• AVAILABLE DATA:
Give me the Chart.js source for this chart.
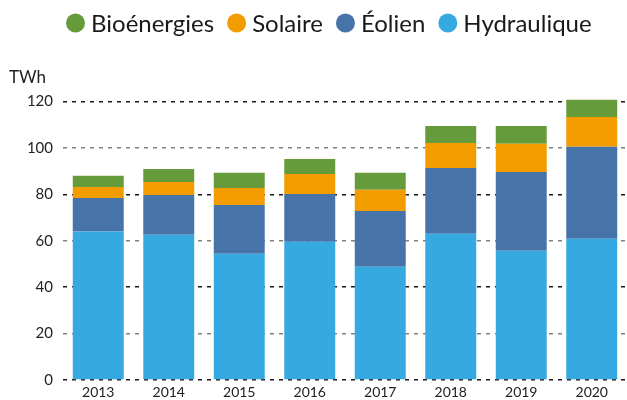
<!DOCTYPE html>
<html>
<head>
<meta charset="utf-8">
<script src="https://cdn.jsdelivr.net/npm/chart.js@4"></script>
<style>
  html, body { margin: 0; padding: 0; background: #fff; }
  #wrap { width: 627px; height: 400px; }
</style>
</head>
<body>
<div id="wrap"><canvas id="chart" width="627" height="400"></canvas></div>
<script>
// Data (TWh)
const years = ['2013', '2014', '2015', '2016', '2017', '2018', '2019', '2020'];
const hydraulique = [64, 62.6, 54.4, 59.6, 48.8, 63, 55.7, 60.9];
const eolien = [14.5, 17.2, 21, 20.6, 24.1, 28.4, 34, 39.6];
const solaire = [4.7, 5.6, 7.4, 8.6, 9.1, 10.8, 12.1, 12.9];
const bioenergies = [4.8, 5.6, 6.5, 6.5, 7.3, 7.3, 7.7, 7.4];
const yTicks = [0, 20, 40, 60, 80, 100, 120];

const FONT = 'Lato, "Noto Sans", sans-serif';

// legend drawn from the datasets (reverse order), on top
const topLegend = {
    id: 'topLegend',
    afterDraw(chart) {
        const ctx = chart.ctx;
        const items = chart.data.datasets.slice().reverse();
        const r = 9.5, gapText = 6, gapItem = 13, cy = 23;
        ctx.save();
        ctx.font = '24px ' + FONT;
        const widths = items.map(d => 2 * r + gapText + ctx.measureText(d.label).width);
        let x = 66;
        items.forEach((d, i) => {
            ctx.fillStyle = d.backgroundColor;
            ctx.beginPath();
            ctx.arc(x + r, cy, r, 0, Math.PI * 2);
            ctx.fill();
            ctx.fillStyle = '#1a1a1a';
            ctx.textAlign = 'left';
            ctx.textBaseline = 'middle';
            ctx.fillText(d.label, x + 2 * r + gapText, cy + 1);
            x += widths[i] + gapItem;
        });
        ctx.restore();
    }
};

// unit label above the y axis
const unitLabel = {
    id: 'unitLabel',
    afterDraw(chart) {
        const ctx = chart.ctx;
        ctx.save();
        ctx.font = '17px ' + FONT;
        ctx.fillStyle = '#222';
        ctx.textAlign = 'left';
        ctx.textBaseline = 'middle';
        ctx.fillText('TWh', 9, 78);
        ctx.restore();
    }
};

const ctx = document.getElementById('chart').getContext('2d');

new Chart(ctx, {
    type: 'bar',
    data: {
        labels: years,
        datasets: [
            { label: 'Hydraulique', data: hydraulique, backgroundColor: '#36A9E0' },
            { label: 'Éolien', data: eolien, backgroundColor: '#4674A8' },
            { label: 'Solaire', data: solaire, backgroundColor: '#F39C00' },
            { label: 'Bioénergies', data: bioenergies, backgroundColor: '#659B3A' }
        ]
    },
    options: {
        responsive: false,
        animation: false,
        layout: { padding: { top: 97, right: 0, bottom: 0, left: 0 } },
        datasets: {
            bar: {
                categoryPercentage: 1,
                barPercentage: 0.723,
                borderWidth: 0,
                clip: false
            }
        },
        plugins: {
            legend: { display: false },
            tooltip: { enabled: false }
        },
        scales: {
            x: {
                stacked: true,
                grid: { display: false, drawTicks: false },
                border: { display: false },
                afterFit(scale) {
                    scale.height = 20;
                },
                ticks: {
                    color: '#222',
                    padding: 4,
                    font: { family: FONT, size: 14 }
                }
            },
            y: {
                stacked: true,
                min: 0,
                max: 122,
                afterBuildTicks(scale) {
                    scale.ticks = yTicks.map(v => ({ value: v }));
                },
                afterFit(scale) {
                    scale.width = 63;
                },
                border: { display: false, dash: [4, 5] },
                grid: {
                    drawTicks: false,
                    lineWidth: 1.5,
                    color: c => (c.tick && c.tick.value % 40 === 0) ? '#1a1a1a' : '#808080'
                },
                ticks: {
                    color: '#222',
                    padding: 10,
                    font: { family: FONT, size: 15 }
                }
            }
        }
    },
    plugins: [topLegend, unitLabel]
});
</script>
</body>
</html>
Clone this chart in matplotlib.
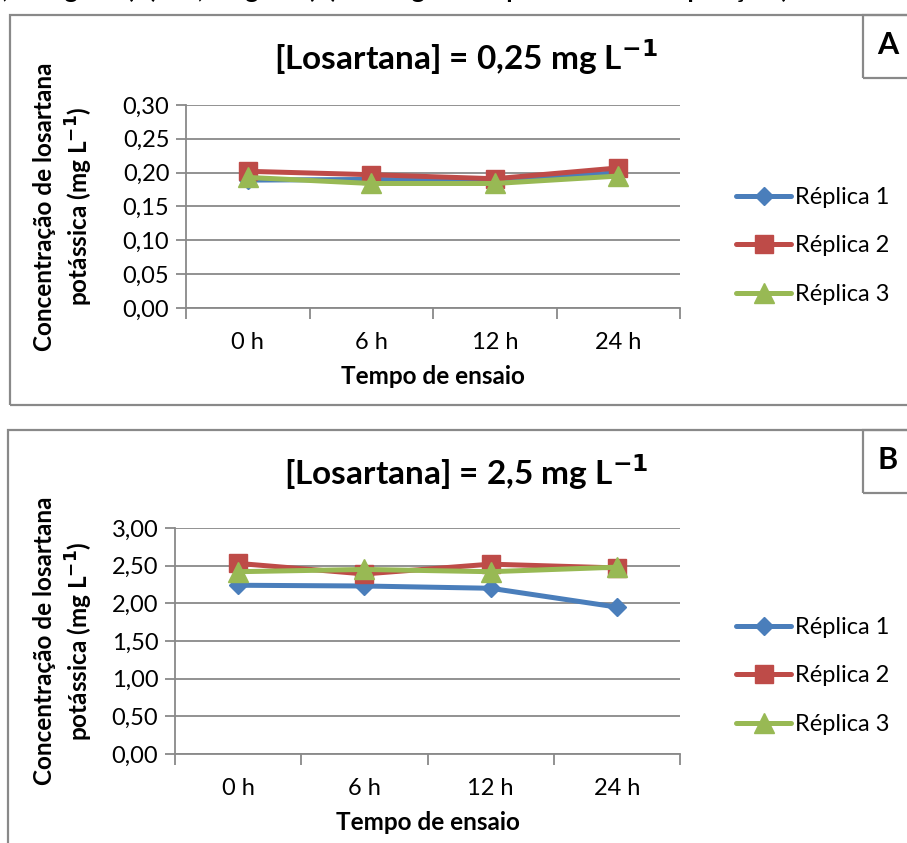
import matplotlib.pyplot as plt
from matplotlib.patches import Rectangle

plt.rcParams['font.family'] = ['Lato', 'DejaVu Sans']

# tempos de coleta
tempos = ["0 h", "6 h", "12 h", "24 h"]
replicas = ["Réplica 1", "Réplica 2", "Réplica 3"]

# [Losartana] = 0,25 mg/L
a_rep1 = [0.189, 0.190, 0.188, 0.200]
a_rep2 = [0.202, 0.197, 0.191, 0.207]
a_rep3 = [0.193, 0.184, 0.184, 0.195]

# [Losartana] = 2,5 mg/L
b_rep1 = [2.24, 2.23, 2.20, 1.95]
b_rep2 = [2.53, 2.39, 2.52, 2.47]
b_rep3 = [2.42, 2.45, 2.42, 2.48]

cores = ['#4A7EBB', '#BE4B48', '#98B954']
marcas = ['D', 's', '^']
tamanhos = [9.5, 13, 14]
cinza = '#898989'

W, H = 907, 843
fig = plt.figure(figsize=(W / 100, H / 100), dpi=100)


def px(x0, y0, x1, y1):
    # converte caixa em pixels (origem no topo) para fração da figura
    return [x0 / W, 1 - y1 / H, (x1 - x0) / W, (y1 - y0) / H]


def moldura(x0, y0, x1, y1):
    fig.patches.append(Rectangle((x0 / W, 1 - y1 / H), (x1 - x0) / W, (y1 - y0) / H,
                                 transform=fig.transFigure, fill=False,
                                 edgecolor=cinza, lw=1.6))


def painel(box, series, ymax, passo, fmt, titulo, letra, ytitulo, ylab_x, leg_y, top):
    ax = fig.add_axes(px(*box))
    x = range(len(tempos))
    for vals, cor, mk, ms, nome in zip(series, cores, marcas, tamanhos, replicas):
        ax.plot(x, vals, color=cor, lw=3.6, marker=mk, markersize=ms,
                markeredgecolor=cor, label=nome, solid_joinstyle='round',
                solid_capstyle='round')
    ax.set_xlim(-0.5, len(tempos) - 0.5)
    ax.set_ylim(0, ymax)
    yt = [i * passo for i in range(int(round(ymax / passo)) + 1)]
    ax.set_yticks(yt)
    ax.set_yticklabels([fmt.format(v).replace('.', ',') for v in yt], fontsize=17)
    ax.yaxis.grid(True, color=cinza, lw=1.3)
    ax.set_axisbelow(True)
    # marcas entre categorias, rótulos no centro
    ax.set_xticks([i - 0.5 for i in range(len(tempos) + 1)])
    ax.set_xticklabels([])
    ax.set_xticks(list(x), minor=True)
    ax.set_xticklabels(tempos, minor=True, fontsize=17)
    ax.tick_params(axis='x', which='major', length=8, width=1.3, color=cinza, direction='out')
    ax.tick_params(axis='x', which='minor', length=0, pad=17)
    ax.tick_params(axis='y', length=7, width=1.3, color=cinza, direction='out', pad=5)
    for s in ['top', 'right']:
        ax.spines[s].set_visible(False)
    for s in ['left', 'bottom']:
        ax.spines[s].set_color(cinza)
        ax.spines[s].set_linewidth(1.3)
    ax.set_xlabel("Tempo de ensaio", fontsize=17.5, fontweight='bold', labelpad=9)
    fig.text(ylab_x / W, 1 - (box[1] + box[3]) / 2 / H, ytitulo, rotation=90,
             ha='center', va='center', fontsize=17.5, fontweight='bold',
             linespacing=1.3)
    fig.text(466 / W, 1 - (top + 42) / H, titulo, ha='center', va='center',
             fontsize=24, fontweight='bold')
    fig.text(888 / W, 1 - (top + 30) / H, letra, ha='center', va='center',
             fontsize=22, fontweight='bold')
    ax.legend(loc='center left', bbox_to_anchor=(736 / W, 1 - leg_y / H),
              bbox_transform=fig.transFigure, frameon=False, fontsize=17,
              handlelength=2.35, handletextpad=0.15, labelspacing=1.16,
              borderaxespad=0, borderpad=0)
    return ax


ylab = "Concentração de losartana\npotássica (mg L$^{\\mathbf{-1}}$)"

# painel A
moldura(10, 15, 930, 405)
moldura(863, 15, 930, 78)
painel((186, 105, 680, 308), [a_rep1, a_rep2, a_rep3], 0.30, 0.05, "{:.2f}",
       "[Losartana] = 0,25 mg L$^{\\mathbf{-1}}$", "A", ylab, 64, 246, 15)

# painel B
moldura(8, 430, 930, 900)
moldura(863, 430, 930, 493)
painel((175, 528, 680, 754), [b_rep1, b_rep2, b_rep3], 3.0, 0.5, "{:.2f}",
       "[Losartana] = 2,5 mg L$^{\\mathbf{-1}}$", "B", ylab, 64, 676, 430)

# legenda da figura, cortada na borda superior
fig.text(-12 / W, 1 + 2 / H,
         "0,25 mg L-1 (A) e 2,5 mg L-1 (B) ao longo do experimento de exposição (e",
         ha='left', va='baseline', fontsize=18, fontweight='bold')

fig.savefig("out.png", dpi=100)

...

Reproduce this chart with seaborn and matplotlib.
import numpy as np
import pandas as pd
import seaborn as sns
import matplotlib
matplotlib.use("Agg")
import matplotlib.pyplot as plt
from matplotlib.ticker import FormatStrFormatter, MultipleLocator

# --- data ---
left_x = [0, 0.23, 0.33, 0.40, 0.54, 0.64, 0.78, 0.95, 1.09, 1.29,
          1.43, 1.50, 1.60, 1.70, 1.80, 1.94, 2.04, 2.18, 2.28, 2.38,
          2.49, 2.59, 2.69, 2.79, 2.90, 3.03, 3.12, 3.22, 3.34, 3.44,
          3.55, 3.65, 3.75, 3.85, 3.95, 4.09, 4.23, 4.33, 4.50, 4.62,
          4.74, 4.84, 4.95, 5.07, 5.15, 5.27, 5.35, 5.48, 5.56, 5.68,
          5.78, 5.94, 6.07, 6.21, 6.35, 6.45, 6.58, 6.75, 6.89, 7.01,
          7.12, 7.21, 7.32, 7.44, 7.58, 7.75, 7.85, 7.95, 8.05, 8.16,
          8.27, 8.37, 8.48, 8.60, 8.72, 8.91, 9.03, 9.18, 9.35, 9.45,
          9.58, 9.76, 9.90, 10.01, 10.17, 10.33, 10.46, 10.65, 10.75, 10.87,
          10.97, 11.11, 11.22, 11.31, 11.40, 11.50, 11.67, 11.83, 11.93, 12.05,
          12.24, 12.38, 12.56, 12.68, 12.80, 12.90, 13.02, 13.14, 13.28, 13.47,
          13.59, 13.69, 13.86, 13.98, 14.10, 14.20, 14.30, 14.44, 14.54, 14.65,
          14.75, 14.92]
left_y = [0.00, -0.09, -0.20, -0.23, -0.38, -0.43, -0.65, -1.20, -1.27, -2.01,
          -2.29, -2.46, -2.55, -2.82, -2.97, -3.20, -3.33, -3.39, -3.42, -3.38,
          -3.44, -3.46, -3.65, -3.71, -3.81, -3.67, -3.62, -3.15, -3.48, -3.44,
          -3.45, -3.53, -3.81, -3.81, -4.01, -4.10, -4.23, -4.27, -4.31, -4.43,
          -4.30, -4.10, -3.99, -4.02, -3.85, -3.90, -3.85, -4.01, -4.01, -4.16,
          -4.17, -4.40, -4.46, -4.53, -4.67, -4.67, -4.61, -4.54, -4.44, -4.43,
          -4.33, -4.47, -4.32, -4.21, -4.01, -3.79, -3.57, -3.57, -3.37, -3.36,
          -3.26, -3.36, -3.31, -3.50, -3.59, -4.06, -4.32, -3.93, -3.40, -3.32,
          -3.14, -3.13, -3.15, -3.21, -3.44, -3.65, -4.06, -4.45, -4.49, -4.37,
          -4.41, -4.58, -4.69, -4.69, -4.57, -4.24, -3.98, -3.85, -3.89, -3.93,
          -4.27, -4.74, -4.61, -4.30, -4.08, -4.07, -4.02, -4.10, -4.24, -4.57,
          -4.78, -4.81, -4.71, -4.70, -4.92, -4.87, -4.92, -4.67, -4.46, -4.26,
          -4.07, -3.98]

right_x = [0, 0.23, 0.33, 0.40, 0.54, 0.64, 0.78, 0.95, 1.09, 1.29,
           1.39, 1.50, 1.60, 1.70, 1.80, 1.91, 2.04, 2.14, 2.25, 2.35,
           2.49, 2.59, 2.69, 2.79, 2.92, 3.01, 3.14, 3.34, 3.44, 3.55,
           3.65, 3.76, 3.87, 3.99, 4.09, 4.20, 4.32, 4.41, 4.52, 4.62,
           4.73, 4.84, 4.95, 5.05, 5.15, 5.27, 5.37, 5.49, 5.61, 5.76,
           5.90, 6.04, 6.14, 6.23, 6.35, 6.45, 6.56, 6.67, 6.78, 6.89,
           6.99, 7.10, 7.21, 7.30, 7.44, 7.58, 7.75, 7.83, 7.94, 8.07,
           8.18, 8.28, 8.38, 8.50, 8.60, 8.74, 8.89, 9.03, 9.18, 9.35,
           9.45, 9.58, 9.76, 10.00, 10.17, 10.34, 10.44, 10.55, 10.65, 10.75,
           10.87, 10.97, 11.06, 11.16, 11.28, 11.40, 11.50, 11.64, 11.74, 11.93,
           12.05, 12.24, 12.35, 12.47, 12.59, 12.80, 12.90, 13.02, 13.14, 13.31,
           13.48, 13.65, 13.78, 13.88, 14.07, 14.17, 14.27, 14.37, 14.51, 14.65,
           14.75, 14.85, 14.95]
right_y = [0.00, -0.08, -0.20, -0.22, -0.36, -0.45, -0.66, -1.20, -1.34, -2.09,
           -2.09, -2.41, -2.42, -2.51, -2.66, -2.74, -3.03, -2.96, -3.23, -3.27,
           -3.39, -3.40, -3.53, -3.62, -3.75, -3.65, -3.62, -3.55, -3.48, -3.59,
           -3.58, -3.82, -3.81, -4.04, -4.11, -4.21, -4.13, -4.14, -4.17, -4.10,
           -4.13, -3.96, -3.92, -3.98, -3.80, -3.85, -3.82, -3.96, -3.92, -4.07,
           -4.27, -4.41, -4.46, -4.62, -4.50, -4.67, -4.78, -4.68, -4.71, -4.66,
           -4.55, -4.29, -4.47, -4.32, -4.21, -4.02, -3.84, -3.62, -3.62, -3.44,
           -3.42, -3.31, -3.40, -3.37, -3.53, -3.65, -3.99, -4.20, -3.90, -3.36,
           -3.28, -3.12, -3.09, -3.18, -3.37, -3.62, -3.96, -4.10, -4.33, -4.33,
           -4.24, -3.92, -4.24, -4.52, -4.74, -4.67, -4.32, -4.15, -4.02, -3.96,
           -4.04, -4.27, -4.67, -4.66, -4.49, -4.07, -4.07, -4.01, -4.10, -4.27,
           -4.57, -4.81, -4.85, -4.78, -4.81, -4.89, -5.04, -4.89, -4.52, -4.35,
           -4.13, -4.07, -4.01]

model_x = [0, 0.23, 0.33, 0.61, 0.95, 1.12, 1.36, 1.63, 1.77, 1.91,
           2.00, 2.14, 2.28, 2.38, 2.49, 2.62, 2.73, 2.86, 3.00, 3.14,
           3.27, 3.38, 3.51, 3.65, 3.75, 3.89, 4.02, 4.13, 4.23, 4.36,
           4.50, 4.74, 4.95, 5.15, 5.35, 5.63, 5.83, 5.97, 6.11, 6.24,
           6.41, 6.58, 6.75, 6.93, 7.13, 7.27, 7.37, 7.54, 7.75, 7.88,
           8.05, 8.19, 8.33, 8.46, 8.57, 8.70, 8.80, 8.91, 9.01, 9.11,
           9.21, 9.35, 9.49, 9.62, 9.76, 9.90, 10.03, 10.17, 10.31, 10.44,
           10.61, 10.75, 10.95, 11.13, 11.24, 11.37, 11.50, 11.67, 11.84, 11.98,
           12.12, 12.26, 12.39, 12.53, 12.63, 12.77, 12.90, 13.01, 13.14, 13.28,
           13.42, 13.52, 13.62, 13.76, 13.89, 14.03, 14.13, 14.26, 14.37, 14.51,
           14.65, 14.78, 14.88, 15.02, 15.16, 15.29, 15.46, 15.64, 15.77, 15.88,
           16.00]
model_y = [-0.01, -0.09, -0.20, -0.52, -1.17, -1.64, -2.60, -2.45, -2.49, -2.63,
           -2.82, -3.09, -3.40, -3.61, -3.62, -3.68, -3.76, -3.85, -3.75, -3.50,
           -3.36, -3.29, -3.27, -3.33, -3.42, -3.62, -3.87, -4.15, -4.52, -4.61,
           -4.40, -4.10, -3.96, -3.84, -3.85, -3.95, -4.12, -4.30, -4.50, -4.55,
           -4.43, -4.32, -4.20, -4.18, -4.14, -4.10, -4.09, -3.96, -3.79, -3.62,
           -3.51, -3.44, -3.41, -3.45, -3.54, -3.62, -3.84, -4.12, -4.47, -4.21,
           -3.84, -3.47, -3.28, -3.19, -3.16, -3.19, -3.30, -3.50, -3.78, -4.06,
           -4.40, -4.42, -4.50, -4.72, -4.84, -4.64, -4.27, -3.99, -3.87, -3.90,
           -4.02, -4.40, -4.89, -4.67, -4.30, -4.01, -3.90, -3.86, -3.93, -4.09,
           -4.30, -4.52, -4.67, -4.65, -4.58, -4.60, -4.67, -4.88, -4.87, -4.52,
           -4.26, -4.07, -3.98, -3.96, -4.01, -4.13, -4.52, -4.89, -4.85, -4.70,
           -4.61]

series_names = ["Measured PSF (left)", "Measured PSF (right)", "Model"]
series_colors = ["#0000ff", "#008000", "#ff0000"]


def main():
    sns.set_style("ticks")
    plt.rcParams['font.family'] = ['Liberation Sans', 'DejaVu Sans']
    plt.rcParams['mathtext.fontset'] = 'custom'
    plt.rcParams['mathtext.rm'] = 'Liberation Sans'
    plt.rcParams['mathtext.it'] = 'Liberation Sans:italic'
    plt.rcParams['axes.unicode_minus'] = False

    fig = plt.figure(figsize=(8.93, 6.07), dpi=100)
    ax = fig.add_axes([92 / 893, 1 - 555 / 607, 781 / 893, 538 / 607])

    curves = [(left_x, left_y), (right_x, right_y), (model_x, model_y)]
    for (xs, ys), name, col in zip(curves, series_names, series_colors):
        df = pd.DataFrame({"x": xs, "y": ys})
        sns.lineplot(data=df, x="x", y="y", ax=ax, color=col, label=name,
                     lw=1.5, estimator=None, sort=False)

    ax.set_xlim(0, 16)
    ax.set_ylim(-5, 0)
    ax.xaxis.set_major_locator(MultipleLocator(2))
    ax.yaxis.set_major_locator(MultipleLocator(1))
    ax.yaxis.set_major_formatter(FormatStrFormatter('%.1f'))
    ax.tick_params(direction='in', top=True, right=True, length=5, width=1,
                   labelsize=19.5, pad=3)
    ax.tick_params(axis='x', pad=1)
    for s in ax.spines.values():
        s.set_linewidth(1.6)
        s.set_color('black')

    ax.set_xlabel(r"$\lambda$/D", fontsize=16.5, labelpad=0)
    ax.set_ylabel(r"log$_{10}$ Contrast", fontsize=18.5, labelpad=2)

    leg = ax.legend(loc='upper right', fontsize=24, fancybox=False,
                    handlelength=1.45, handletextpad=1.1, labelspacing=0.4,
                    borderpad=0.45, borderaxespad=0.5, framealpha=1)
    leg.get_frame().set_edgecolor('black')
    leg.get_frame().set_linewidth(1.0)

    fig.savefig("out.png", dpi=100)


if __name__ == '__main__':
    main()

• GIVEN TASK: Only lines with the word "this" should be collected from the material.

• EXERCISE OUTPUT:
Give me the Chart.js source for this chart.
Clone this chart in matplotlib.
Reproduce this chart with seaborn and matplotlib.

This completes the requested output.